Sementara jika dibandingkan dengan syarat penetapan keberadaan suatu masyarakat adat, syarat tersebut jauh lebih prokemajuan (baca: perubahan). Sebaliknya, merujuk pada syarat-syarat yang harus dipenuhi, seperti yang diatur dalam Peraturan Menteri Dalam Negeri Nomor 52 Tahun 2014 atau Peraturan Menteri Kehutanan dan Lingkungan Hidup Nomor 34 Tahun 2017 cq Peraturan Direktur Jenderal Perhutanan Sosial dan Kelola Lingkungan Nomor 1 Tahun 2017, misalnya, suatu masyarakat adat baru bisa diakui jika masyarakat adat itu masih hidup dalam keadaan masa lampaunya.
Sejatinya masyarakat adat adalah pemilik asal semua tanah dalam wilayah NKRI.
Padahal, dengan terbentuknya NKRI, warga masyarakat yang ada di wilayah bekas jajahan Hindia Belanda itu otomatis menjadi WNI sebagaimana diatur dalam Pasal 26 dan 27 UUD 1945. Merujuk pada teori beschikkingsrecht yang dikembangkan Van Vollenhoven, Bapak Ilmu Hukum Adat, sejatinya masyarakat adat adalah pemilik asal semua tanah dalam wilayah NKRI (Inlandsch bezitstrecht) walau mazhab Utrech menganggap hak ulayat itu tetap ada batasnya.

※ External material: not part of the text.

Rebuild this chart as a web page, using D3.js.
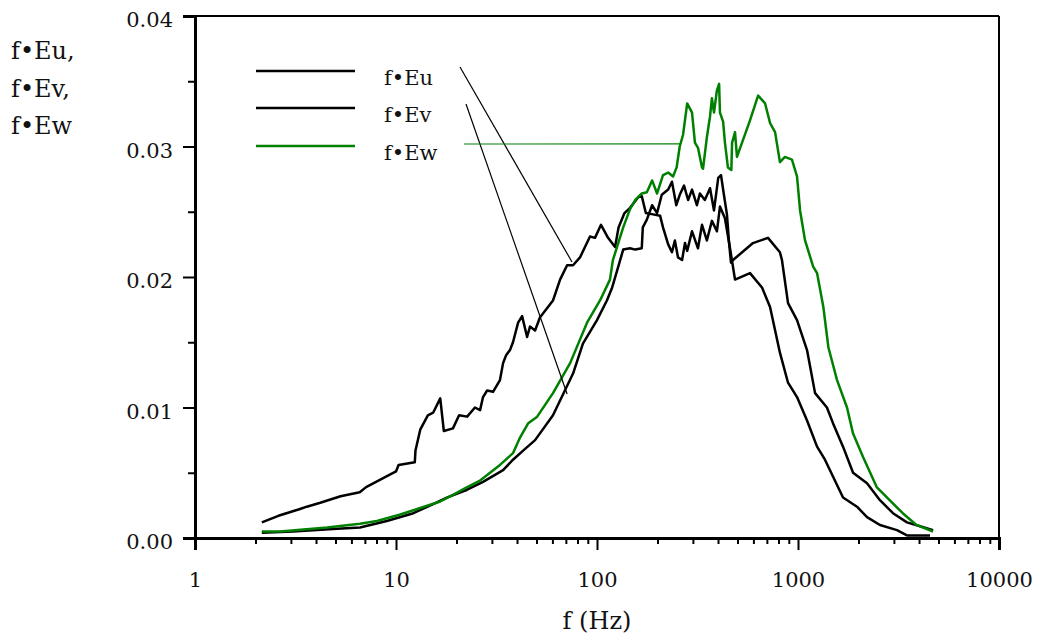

Dengan kata lain, sebagaimana yang dikonsepsikan oleh Herman Soesangobeng (2012: 210 - 212), hak kepemilikan tanah adalah sama dengan Hak Asasi Warga Negara Indonesia. Masalahnya, lanjut Soesangobeng (2012: 330), karena hakikat makna filosofi, asas, ajaran, dan teori Hukum Pertanahan Adat Indonesia (beschikkingsrecht) yang tidak dipahami dengan baik dan benar oleh para pejabat negara RI, yang terjadi adalah kerancuan tafsir dan kekacauan tindakan penegakan Hukum Agraria Nasional Indonesia. Muaranya adalah terjadi pelanggaran hak asasi WNI atas tanah.
Menurut doktrin HAM ataupun menurut teori hukum alam, hak itu adalah ”alamiah” karena ada atau tidak hak itu ditentukan oleh relasi antarmanusia, bukan keputusan hukum negara. Apalagi hanya ditentukan oleh otoritas yang berkuasa per lima tahun sebelum diganti oleh otoritas baru yang lain.
Jika demikian logika yang sebenarnya, kok sekarang pengakuan hak masyarakat adat atas tanah adat dan hutan adat harus didahului dengan proses penetetapan subyek melalui peraturan daerah yang tidak mudah dan tidak murah itu?